The use of extensive CGI was shocking when you consider a few months before production, Spielberg promised me a return to the old school stunts of previous films and using CGI very sparingly. You get the impression that George Lucas, legend that he is, got carried away in the CGI suite when Spielberg was off sick. Much like he did with the Star Wars prequels, pardon the expression, he alienated fans. There are certain things that fans will put up with and some they won’t. I didn’t care that Indy was supposed to be a school teacher, archaeologist, skilled whip-smith who could also drive anything and speak a dozen languages on his adventures around the world. It didn’t make any difference to the Last Crusade that Harrison Ford and Sean Connery were around the same age but still playing father and son and Indy’s dad was Scottish for some reason. But I draw the line at substituting real life action sequences for computer generated aliens and bringing Ray Winston into an unnecessary role.

This is in no way an attack on sequels such as Indiana Jones in particular. I love sequels, prequels and trilogies, anything that continues a story when it’s necessary. What I can’t take (and I’m sure I’m not alone here) is continuing classic films, to make the next so called blockbuster and a quick buck for everyone involved.

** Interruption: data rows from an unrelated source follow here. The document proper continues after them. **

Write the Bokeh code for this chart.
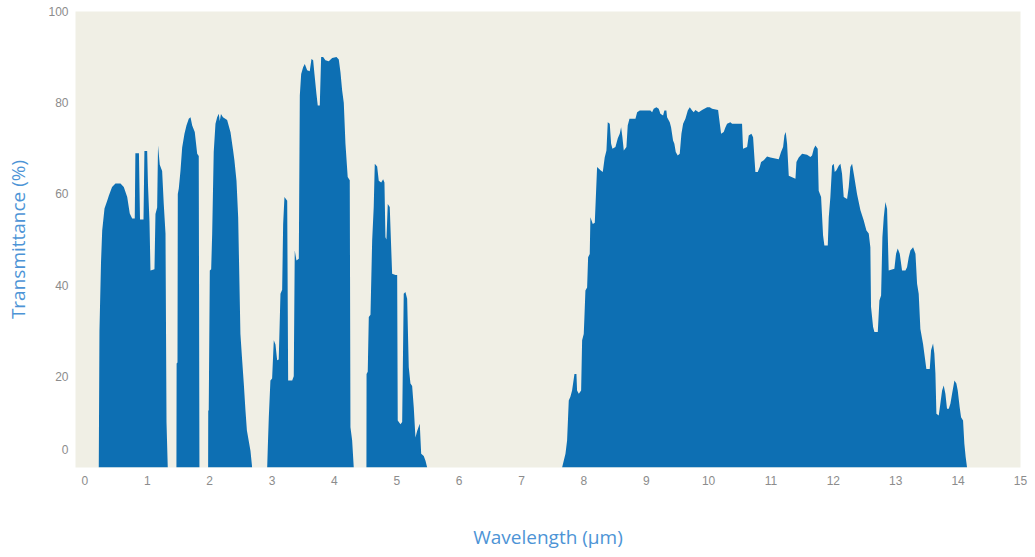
from bokeh.plotting import figure
from bokeh.models import ColumnDataSource, FixedTicker, Range1d
from bokeh.embed import file_html
from bokeh.resources import INLINE

# Atmospheric transmittance windows, wavelength in µm and transmittance in %
band1_wl = [0.223, 0.234, 0.259, 0.278, 0.315, 0.358, 0.384, 0.436, 0.491, 0.571, 0.624, 0.679, 0.720,
            0.759, 0.800, 0.810, 0.867, 0.884, 0.940, 0.955, 0.999, 1.012, 1.036, 1.052, 1.116, 1.132,
            1.159, 1.173, 1.201, 1.239, 1.264, 1.293, 1.309, 1.329]
band1_tr = [0, 30, 45, 52, 56.8, 58.5, 59.6, 61.5, 62.3, 62.3, 61.5, 59.3, 55.7,
            54.6, 54.6, 68.9, 68.9, 54.4, 54.4, 69.4, 69.4, 62, 54, 43.2, 43.5, 55.6,
            57, 70.6, 66.4, 65, 58, 51.3, 10, 0]

band2_wl = [1.468, 1.471, 1.485, 1.490, 1.506, 1.533, 1.560, 1.597, 1.629, 1.666, 1.694, 1.721,
            1.762, 1.801, 1.826, 1.837]
band2_tr = [0, 22.8, 23, 60, 61.2, 65.1, 70.2, 73.2, 75, 76.5, 76.8, 75,
            73.6, 68.8, 68.3, 0]

band3_wl = [1.976, 1.978, 1.986, 2.003, 2.025, 2.041, 2.066, 2.094, 2.121, 2.147, 2.163, 2.182,
            2.214, 2.281, 2.335, 2.377, 2.398, 2.431, 2.458, 2.494, 2.522, 2.548, 2.575, 2.598,
            2.655, 2.682]
band3_tr = [0, 12.5, 12.5, 43.2, 43.5, 51.2, 69.2, 75.4, 76.8, 77.6, 76, 77.5,
            76.8, 76.2, 73.5, 69.5, 67.3, 62.9, 54.9, 29.3, 23.5, 18.4, 12.5, 8.1,
            3.7, 0]

band4_wl = [2.923, 2.933, 2.949, 2.975, 3.002, 3.029, 3.056, 3.083, 3.108, 3.136, 3.163, 3.179,
            3.200, 3.244, 3.259, 3.324, 3.349, 3.365, 3.392, 3.430, 3.446, 3.468, 3.499, 3.526,
            3.564, 3.605, 3.633, 3.660, 3.681, 3.713, 3.734, 3.766, 3.788, 3.820, 3.857, 3.910,
            3.965, 4.034, 4.071, 4.098, 4.125, 4.151, 4.178, 4.214, 4.247, 4.258, 4.285, 4.311]
band4_tr = [0, 4.5, 11, 19.1, 19.5, 27.9, 27, 23.5, 23.7, 38.1, 39, 53.4,
            59.3, 58.5, 19.1, 19.1, 20, 47.6, 45.4, 45.8, 81.6, 86.3, 87.8, 88.5,
            87.1, 86.9, 89.6, 89.3, 86.3, 81.9, 79.4, 79.4, 90, 90, 89.3, 89.1,
            89.8, 90, 89.5, 86.7, 82.7, 80, 71, 63.7, 63, 8.8, 6, 0]

band5_wl = [4.514, 4.516, 4.535, 4.552, 4.579, 4.606, 4.631, 4.648, 4.686, 4.712, 4.751, 4.782,
            4.803, 4.819, 4.835, 4.856, 4.888, 4.926, 4.980, 5.007, 5.016, 5.060, 5.087, 5.112,
            5.139, 5.167, 5.193, 5.220, 5.247, 5.273, 5.300, 5.327, 5.369, 5.392, 5.433, 5.461,
            5.488]
band5_tr = [0, 20.5, 21, 33, 33.5, 49.8, 57.1, 66.6, 66, 62.9, 62.5, 63.2,
            62.5, 50.5, 50, 57.8, 57.1, 42.5, 42.2, 42.2, 10.3, 9.5, 10, 38.1,
            38.5, 37, 22, 18.4, 17.9, 13.2, 6.6, 8, 9.6, 3, 2.5, 1.5,
            0]

band6_wl = [7.651, 7.705, 7.731, 7.758, 7.784, 7.811, 7.849, 7.881, 7.891, 7.919, 7.956, 7.972,
            7.998, 8.009, 8.025, 8.052, 8.068, 8.094, 8.105, 8.143, 8.175, 8.212, 8.266, 8.303,
            8.334, 8.362, 8.383, 8.415, 8.437, 8.458, 8.506, 8.544, 8.575, 8.597, 8.618, 8.640,
            8.682, 8.703, 8.731, 8.827, 8.854, 8.896, 9.067, 9.094, 9.120, 9.163, 9.200, 9.227,
            9.270, 9.291, 9.323, 9.334, 9.377, 9.398, 9.430, 9.451, 9.473, 9.505, 9.537, 9.564,
            9.591, 9.628, 9.666, 9.698, 9.735, 9.762, 9.788, 9.841, 9.895, 9.976, 10.018, 10.056,
            10.152, 10.173, 10.200, 10.242, 10.270, 10.296, 10.349, 10.376, 10.536, 10.552, 10.617, 10.643,
            10.686, 10.713, 10.734, 10.750, 10.788, 10.820, 10.841, 10.884, 10.937, 10.991, 11.124, 11.161,
            11.194, 11.215, 11.236, 11.258, 11.285, 11.392, 11.408, 11.445, 11.499, 11.578, 11.632, 11.658,
            11.686, 11.712, 11.749, 11.765, 11.803, 11.835, 11.856, 11.910, 11.926, 11.952, 11.979, 12.006,
            12.022, 12.049, 12.086, 12.113, 12.139, 12.166, 12.220, 12.246, 12.273, 12.300, 12.327, 12.380,
            12.434, 12.486, 12.530, 12.567, 12.593, 12.604, 12.637, 12.658, 12.712, 12.738, 12.765, 12.786,
            12.808, 12.834, 12.861, 12.887, 12.978, 13.005, 13.032, 13.064, 13.101, 13.155, 13.181, 13.208,
            13.235, 13.278, 13.316, 13.342, 13.368, 13.395, 13.438, 13.459, 13.491, 13.545, 13.566, 13.598,
            13.619, 13.636, 13.652, 13.689, 13.715, 13.743, 13.769, 13.796, 13.822, 13.850, 13.876, 13.903,
            13.941, 13.972, 13.994, 14.025, 14.047, 14.079, 14.100, 14.121, 14.143]
band6_tr = [0, 3, 5.9, 14.7, 15.5, 16.9, 20.5, 20.5, 16.9, 16.2, 16.9, 27.9,
            29.3, 33, 38.8, 39.5, 46.1, 46.8, 54.9, 53.4, 53.7, 65.9, 65.2, 64.8,
            68, 69.5, 75.7, 75.4, 71, 69.9, 70.3, 72.2, 73.2, 74.6, 72.4, 69.5,
            70.3, 75, 76.5, 76.5, 77.9, 78.3, 78.3, 77.9, 78.7, 79, 78.7, 77.6,
            77.2, 78.3, 78.3, 76.8, 75.7, 74.6, 71.7, 71, 69.2, 68.4, 68.8, 73.2,
            75.4, 76.5, 78.3, 79, 78.3, 77.9, 78.4, 77.9, 78.4, 79, 79, 78.7,
            78.4, 76.1, 73.2, 73.6, 74.6, 75.4, 75.7, 75.4, 75.4, 69.9, 70.3, 72.8,
            73.2, 72.4, 68, 64.8, 64.8, 65.9, 67, 67.4, 68.2, 68, 67.6, 69.2,
            70.3, 72.8, 73.6, 71, 64, 63.3, 67, 68, 68.8, 68.6, 68.1, 68.4,
            69.9, 70.6, 69.9, 60.7, 59.3, 50.9, 48.7, 48.7, 54.9, 59.3, 66.2, 66.6,
            64.8, 65.2, 66.2, 66.6, 64.4, 59.3, 58.9, 61.5, 65.9, 66.6, 64.4, 59.9,
            56.4, 54.2, 52, 51.3, 48.3, 35.2, 30.8, 29.7, 29.7, 36.6, 37.7, 50.5,
            54.9, 58.2, 56.7, 43.2, 43.6, 46.9, 48, 46.9, 43.2, 43.2, 43.9, 46.1,
            47.6, 48.3, 46.9, 40.3, 38.1, 30.4, 27.1, 24.9, 21.6, 21.6, 25.7, 27.2,
            25, 20.6, 11.8, 11.4, 14, 16.9, 18, 16.2, 12.9, 12.9, 14, 16.2,
            19.1, 18.4, 16.9, 13.2, 11, 10.3, 5.2, 2.3, 0]

x_ticks = list(range(16))
y_ticks = [4, 20, 40, 60, 80, 100]
y_tick_labels = {4: "0", 20: "20", 40: "40", 60: "60", 80: "80", 100: "100"}

wavelength = band1_wl + band2_wl + band3_wl + band4_wl + band5_wl + band6_wl
transmittance = band1_tr + band2_tr + band3_tr + band4_tr + band5_tr + band6_tr
source = ColumnDataSource(data=dict(wl=wavelength, tr=transmittance))

FILL = "#0d6fb3"
LABEL_BLUE = "#4d94d6"
TICK_GREY = "#8c8c8c"

p = figure(width=1035, height=557, output_backend="svg", toolbar_location=None,
           x_range=Range1d(-0.15, 15.0), y_range=Range1d(0, 100),
           min_border_left=75, min_border_right=15, min_border_top=11, min_border_bottom=90)
p.background_fill_color = "#f0efe5"
p.border_fill_color = "white"
p.outline_line_color = None
p.grid.grid_line_color = None

p.varea(x="wl", y1=0, y2="tr", source=source, fill_color=FILL)

for ax in (p.xaxis[0], p.yaxis[0]):
    ax.axis_line_color = None
    ax.major_tick_line_color = None
    ax.minor_tick_line_color = None
    ax.major_tick_out = 0
    ax.major_tick_in = 0
    ax.major_label_text_color = TICK_GREY
    ax.major_label_text_font = "Liberation Sans"
    ax.major_label_text_font_size = "12px"
    ax.axis_label_text_color = LABEL_BLUE
    ax.axis_label_text_font = "Open Sans"
    ax.axis_label_text_font_size = "19px"
    ax.axis_label_text_font_style = "normal"

p.xaxis.ticker = FixedTicker(ticks=x_ticks)
p.xaxis.major_label_standoff = 8
p.xaxis.axis_label = "Wavelength (µm)"
p.xaxis.axis_label_standoff = 36

p.yaxis.ticker = FixedTicker(ticks=y_ticks)
p.yaxis.major_label_overrides = y_tick_labels
p.yaxis.major_label_standoff = 7
p.yaxis.axis_label = "Transmittance (%)"
p.yaxis.axis_label_standoff = 14

open("out.html", "w").write(file_html(p, INLINE))
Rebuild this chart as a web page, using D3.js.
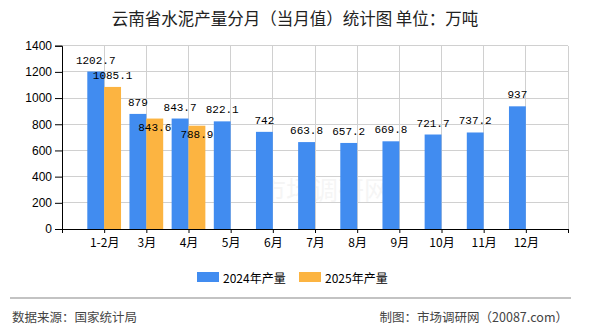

The Matrix sequels were possibly two of the most unnecessary films of all time. Films that were made to complete that DVD box-set and push franchise sales, based on the phenomenal success of a great original film. Would it be fair to think that studios are now more concerned with milking that cash cow i.e the original film and as a consequence are more willing to compromise integrity and quality? You decide.

So what next? Well in a recent interview Keanu Reeves hinted that the wheels are in motion for possibly two more Matrix films, another slice of American Pie is due for release next year and Indiana Jones and the quest for the unnecessary trilogy, also looks to be continuing soon. My main fear is that Shia Labeouf will eventually take the reins from Harrison Ford and completely ruin a Hollywood institution. You never know, maybe I’m being a little cynical and the new sequels will breath fresh life into the classics, but I’m highly concerned about a Police Academy type scenario where one cult film breeds 11 new and terrible sequels. (not that we can call Police Academy a classic can we?)

So are they killing the classics? I guess it all comes down to your own opinion on sequels. Is it just studio pressure based on money and demand? Is commercial success more important than creative art to the biggest studios? I’m not sure, but if I ever hear of a 4th Back to the Future film I swear I’ll cry.

  • Really interesting piece here man, nice little rant and so true.

  • Andrew Cottrill

    Shia LaBeouf: single-handedly ruining ’80s nostalgia. Get ready for Saved By The Bell – The Movie! With Shia LaBeouf playing every single role.